In tegenstelling tot andere tumorvormen is een operatie bij een plasmacytoom zelden nodig . Een operatie wordt meestal alleen uitgevoerd als de tumor structurele instabiliteit of misvormingen in het bot heeft veroorzaakt. Na het succesvol verwijderen van deze misvormingen volgt in de meeste gevallen radiotherapie.
Zogenaamde adjuvante chemotherapie als aanvullende of preventieve maatregel voor een plasmocytoom is volgens studies omstreden. Terwijl sommige studies aantonen dat van adjuvante chemotherapie geen behandelingsresultaten te verwachten zijn, tonen andere studies aan dat adjuvante chemotherapie de mogelijke verdere ontwikkeling van het plasmacytoom tot multipel myeloom vertraagt of zelfs voorkomt.
Wat is de vervolgbehandeling van een plasmacytoom?

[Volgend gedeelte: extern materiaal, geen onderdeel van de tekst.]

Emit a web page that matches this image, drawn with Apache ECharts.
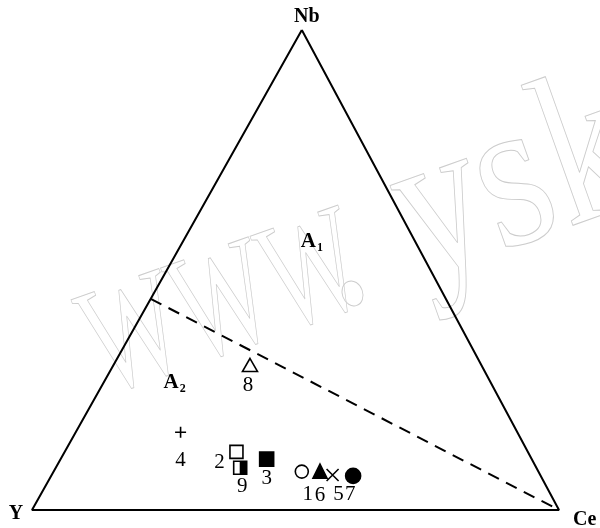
<!DOCTYPE html>
<html><head><meta charset="utf-8">
<script src="https://cdn.jsdelivr.net/npm/echarts@6/dist/echarts.min.js"></script>
<style>html,body{margin:0;padding:0;background:#fff}#c{width:600px;height:528px}</style>
</head><body><div id="c"></div>
<script>
// ---- data (ternary percentages) ----
const sampleIds = ['1','2','3','4','5','6','7','8','9'];
const nbPct = [8.0, 12.1, 10.6, 16.2, 7.3, 8.1, 7.1, 30.2, 8.8];
const yPct  = [44.9, 55.3, 50.3, 63.9, 39.4, 41.4, 35.6, 43.9, 56.2];
const cePct = [47.1, 32.6, 39.1, 19.9, 53.3, 50.5, 57.3, 25.9, 35.0];

const vertexNames = ['Nb', 'Y', 'Ce'];
const vertexNb = [100, 0, 0];
const vertexY  = [0, 100, 0];
const vertexCe = [0, 0, 100];

const dividerNb = [44, 0];
const dividerY  = [56, 0];
const dividerCe = [0, 100];

const fieldNames = ['1', '2'];
const fieldNb = [55.9, 26.5];
const fieldY  = [19.6, 60.0];
const fieldCe = [24.5, 13.5];

// ---- layout / style ----
const APEX = 0.512;   // horizontal position of Nb apex along the base
function toXY(nb, y, ce) {
  const s = nb + y + ce; nb /= s; ce /= s;
  return [(ce + nb * APEX) * 100, nb * 100];
}
const FONT = '"Liberation Serif", "Times New Roman", serif';
const BLACK = '#000';

const symbolStyle = {
  '1': {symbol: 'circle', size: 13, fill: '#fff'},
  '2': {symbol: 'rect', size: 13, fill: '#fff'},
  '3': {symbol: 'rect', size: 14, fill: BLACK},
  '4': {symbol: 'path://M5,0L5,10M0,5L10,5', size: 11, fill: 'none'},
  '5': {symbol: 'path://M0,0L10,10M10,0L0,10', size: 12, fill: 'none'},
  '6': {symbol: 'triangle', size: [14, 14], fill: BLACK},
  '7': {symbol: 'circle', size: 15, fill: BLACK},
  '8': {symbol: 'triangle', size: [15, 13], fill: '#fff'},
  '9': {symbol: 'rect', size: 13, fill: '#fff'}
};
const labelOffsets = {
  '1': [6, 23], '2': [-17, 11], '3': [0, 19], '4': [0, 28], '5': [6, 20],
  '6': [0, 24], '7': [-3, 19], '8': [-2, 20], '9': [2, 19]
};

const sampleData = sampleIds.map((id, i) => {
  const st = symbolStyle[id];
  return {
    name: id,
    value: toXY(nbPct[i], yPct[i], cePct[i]),
    symbol: st.symbol,
    symbolSize: st.size,
    itemStyle: {color: st.fill, borderColor: BLACK, borderWidth: 1.6, opacity: 1},
    label: {offset: labelOffsets[id]}
  };
});
const halfIdx = sampleIds.indexOf('9');
const halfData = [{value: toXY(nbPct[halfIdx], yPct[halfIdx], cePct[halfIdx])}];

const frameData = [0, 1, 2, 0].map(i => toXY(vertexNb[i], vertexY[i], vertexCe[i]));
const dividerData = dividerNb.map((v, i) => toXY(dividerNb[i], dividerY[i], dividerCe[i]));

const vertexLabelPos = {
  'Nb': {offset: [5, -13], align: 'center'},
  'Y': {offset: [-16, 4], align: 'center'},
  'Ce': {offset: [14, 10], align: 'left'}
};
const vertexData = vertexNames.map((n, i) => ({
  name: n, value: toXY(vertexNb[i], vertexY[i], vertexCe[i]),
  label: {offset: vertexLabelPos[n].offset, align: vertexLabelPos[n].align}
}));
const fieldData = fieldNames.map((n, i) => ({name: n, value: toXY(fieldNb[i], fieldY[i], fieldCe[i])}));

// ---- watermark (decoration) ----
const wmChars = ['W', 'W', 'W', '.', 'y', 's', 'k'];
const wmD = [0, 95, 190, 246, 337, 420, 493];
const wmSize = [155, 155, 155, 215, 215, 215, 215];
const wmScale = [0.64, 0.64, 0.64, 0.8, 0.78, 0.85, 0.8];
const th = 19.6 * Math.PI / 180, cth = Math.cos(th), sth = Math.sin(th);
const watermark = wmChars.map((ch, i) => {
  const bx = 108 + cth * wmD[i], by = 404 - sth * wmD[i];
  const up = 0.32 * wmSize[i];
  return {
    type: 'text', x: bx - sth * up, y: by - cth * up, rotation: th, scaleX: wmScale[i],
    z: 0, silent: true,
    style: {text: ch, font: wmSize[i] + 'px ' + FONT, fill: 'rgba(0,0,0,0)', stroke: '#cccccc',
      lineWidth: 1, textAlign: 'left', textVerticalAlign: 'middle', align: 'left', verticalAlign: 'middle'}
  };
});

const chart = echarts.init(document.getElementById('c'), null, {renderer: 'canvas'});
chart.setOption({
  animation: false,
  backgroundColor: '#fff',
  graphic: watermark,
  grid: {left: 32, right: 41, top: 30, bottom: 18},
  xAxis: {type: 'value', min: 0, max: 100, show: false},
  yAxis: {type: 'value', min: 0, max: 100, show: false},
  series: [
    {type: 'line', data: frameData, symbol: 'none', z: 3,
     lineStyle: {color: BLACK, width: 2}},
    {type: 'line', data: dividerData, symbol: 'none', z: 3,
     lineStyle: {color: BLACK, width: 2, type: [12, 8]}},
    {type: 'scatter', data: sampleData, z: 5,
     label: {show: true, position: 'inside', formatter: '{b}', color: BLACK,
             fontSize: 21, fontFamily: FONT}},
    {type: 'scatter', data: halfData, z: 6, symbol: 'rect', symbolSize: [7, 13], symbolOffset: [3, 0],
     itemStyle: {color: BLACK, opacity: 1}},
    {type: 'scatter', data: vertexData, z: 5, symbol: 'circle', symbolSize: 1,
     itemStyle: {color: 'rgba(0,0,0,0)', opacity: 1},
     label: {show: true, position: 'inside', formatter: '{b}', color: BLACK,
             fontSize: 20, fontWeight: 'bold', fontFamily: FONT}},
    {type: 'scatter', data: fieldData, z: 5, symbol: 'circle', symbolSize: 1,
     itemStyle: {color: 'rgba(0,0,0,0)', opacity: 1},
     label: {show: true, position: 'inside', formatter: '{a|A}{s|{b}}', color: BLACK,
             rich: {
               a: {fontSize: 21, fontWeight: 'bold', fontFamily: FONT, color: BLACK, lineHeight: 22},
               s: {fontSize: 12, fontWeight: 'bold', fontFamily: FONT, color: BLACK, lineHeight: 22,
                   padding: [12, 0, 0, 1]}
             }}}
  ]
});
</script></body></html>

Het wordt aanbevolen dat patiënten met een plasmocytoom gedurende een jaar na de behandeling elke vier tot zes maanden hun bloed- en urine-eiwitgehalte en hun creatinine- en calciumgehalte laten controleren. Na een jaar is een jaarlijkse bloed- en urinecontrole meestal voldoende . Als er onregelmatigheden worden gevonden, is een botonderzoek door middel van een PET/CT-scan van het hele lichaam en/of een MRI-scan van de wervelkolom ook nuttig.
Wat is de prognose voor een plasmocytoom?
Bij de prognose van een plasmocytoom spelen een aantal factoren een rol. Deze omvatten bijvoorbeeld het gehalte aan albumine in het bloed. Gemiddeld leven patiënten met een plasmocytoom tien jaar. Bijna 75 procent van alle getroffenen leeft nog vijf jaar, terwijl 45 procent na tien jaar nog in leven is.
In ongeveer 50 tot 60 procent van alle gevallen kan het solitaire plasmacytoom zich ondanks radiotherapie ontwikkelen tot een multipel myeloom (terugkerende vorm).